··· Given data

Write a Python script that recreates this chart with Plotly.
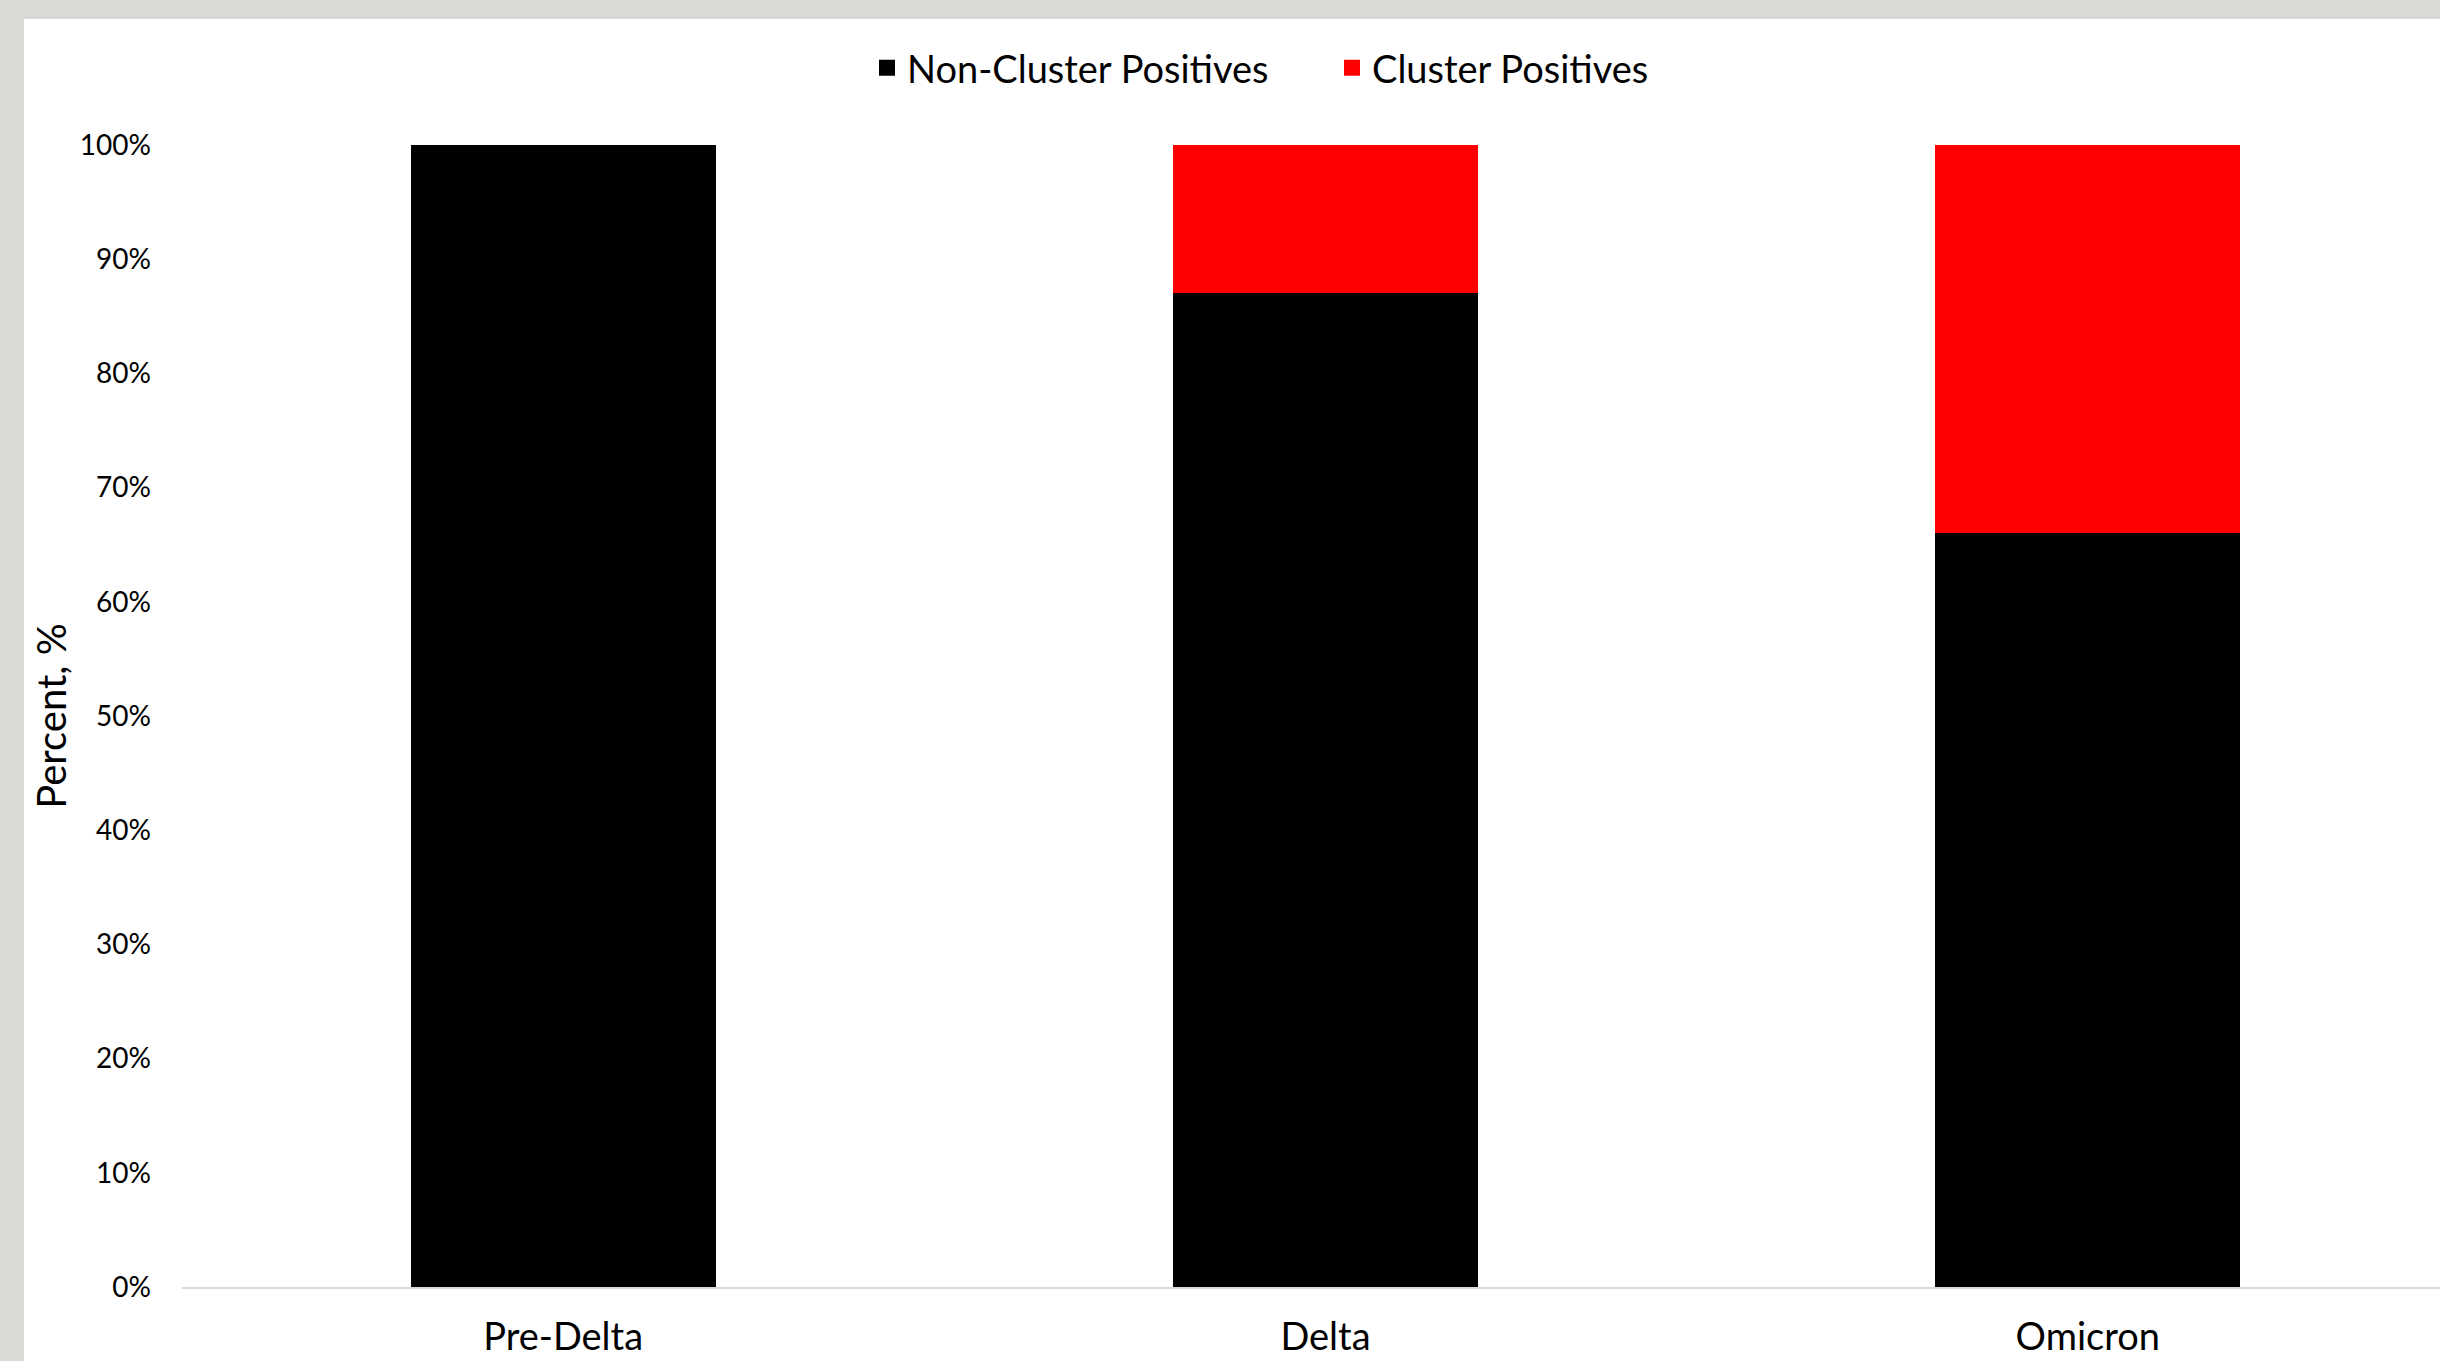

······
··· Given data

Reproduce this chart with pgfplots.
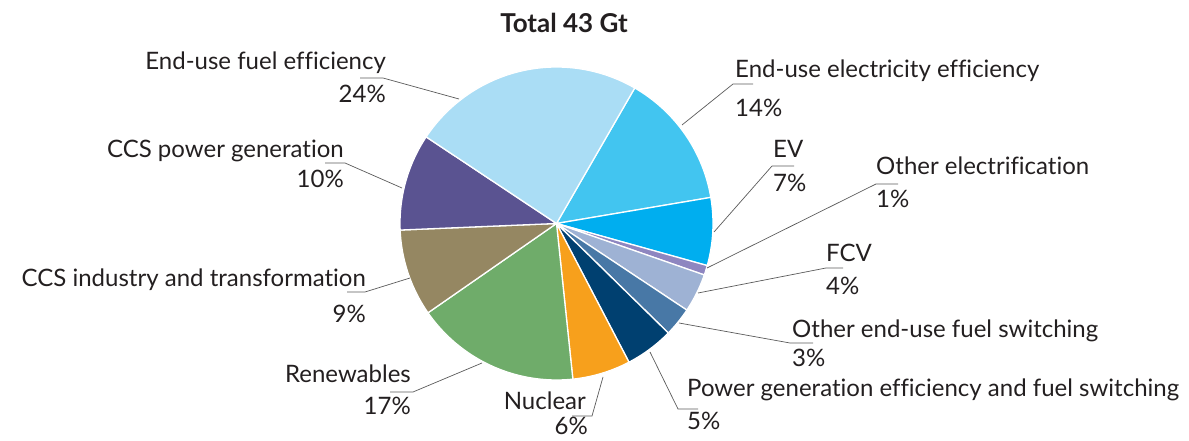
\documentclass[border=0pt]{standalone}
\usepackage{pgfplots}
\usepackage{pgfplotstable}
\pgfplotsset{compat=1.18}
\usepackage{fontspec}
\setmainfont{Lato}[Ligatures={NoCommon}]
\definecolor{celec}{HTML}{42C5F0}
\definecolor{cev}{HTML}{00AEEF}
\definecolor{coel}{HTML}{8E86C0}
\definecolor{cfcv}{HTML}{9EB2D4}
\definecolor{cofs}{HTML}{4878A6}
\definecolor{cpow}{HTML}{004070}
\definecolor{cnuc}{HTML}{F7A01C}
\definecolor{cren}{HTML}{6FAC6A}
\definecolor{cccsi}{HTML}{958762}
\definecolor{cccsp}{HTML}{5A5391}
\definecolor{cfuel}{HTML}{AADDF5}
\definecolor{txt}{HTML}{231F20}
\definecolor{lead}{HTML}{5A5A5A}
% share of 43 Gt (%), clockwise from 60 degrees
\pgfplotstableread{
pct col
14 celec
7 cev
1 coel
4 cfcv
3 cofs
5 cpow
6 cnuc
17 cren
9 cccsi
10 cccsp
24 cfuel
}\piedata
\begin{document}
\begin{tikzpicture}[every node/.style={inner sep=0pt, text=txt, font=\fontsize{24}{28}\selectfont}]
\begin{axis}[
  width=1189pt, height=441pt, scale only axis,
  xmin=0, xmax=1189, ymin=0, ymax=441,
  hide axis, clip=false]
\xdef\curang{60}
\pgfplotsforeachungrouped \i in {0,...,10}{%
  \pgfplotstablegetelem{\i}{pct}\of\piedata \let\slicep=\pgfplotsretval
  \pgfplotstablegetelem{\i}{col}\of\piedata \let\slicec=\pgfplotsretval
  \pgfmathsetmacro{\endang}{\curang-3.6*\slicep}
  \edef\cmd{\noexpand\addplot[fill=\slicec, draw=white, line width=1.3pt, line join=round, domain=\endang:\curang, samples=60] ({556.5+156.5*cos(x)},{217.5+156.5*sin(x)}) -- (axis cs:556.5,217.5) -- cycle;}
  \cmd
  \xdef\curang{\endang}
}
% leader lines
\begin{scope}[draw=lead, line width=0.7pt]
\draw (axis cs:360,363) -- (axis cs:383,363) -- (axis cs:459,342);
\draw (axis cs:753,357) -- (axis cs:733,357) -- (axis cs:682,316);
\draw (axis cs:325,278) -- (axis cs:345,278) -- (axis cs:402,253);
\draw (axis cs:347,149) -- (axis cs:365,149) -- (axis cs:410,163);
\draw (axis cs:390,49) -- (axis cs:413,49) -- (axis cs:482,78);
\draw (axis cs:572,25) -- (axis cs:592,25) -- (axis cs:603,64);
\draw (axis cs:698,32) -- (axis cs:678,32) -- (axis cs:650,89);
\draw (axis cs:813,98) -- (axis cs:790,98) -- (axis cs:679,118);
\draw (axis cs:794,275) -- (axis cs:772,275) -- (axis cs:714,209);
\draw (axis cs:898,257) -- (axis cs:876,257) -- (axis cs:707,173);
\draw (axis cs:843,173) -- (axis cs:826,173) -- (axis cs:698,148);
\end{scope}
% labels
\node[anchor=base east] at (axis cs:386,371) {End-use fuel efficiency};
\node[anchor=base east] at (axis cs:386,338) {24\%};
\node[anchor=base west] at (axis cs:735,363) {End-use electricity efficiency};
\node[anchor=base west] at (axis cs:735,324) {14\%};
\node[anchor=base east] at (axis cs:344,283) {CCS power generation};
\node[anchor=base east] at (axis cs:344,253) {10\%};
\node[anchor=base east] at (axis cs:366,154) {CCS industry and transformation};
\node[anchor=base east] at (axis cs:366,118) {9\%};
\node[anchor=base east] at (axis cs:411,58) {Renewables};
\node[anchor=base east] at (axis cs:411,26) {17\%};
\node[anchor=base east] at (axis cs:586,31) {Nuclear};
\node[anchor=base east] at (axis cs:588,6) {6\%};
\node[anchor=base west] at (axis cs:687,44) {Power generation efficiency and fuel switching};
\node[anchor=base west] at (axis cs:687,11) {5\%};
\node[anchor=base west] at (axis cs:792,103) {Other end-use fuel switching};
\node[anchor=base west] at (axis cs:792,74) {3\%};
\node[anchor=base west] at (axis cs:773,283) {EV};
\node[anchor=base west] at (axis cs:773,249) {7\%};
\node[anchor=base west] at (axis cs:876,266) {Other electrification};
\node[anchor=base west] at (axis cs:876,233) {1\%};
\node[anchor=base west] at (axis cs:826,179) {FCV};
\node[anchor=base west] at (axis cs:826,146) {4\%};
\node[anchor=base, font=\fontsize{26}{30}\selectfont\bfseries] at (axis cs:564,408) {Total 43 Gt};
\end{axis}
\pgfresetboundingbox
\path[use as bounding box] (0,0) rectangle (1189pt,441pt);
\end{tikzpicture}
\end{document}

······

> [What you should do]:
Which lines contain "this"? Copy each of them.

> [Exercise answer]:
Write a Python script that recreates this chart with Plotly.
Reproduce this chart with pgfplots.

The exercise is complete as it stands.